Neighborhood in Geneva, New York, US

Castle Heights is a small residential neighborhood in northwest Geneva, New York. It is known for its architecturally diverse homes and plots of land larger than those in other neighborhoods in the city. Formerly referred to as "Maxwell Highland," Castle Heights displays characteristics of the outskirts of many other small American cities that prospered before and after World War II.

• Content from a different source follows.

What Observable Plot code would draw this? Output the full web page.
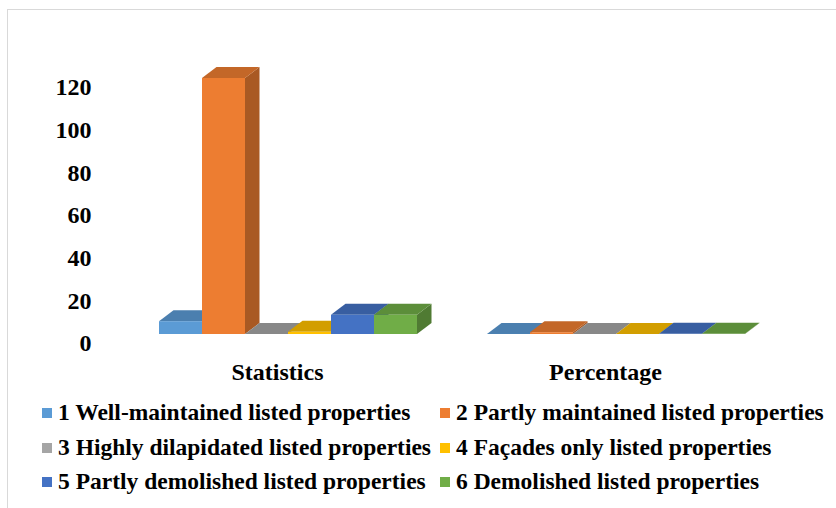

The neighborhood has tree-lined streets and wide sidewalks, and has been described by residents as a "walkable" part of town. The demographic of Castle Heights has historically been mostly professional and white-collar workers.

== Paper street ==
Edgewood Street, in the neighborhood of Castle Heights, is a "paper street": It exists on maps of the neighborhood, but is completely undeveloped. The lots of land on this street were divided in too-small parcels for a more recent rezoning by the legislature; this prevents them from being individually developed today.

== Neighborhood Association ==
Since the Geneva Neighborhood Resource Center's recent establishment of the name Castle Heights, an informal group of residents have gathered to form the Castle Heights Neighborhood Association. These residents meet semi-regularly to discuss important matters in the community, and to organize various neighborhood events.

== Annual picnic ==
Castle Heights has also in recent years begun a tradition of a yearly picnic at the beginning of summer.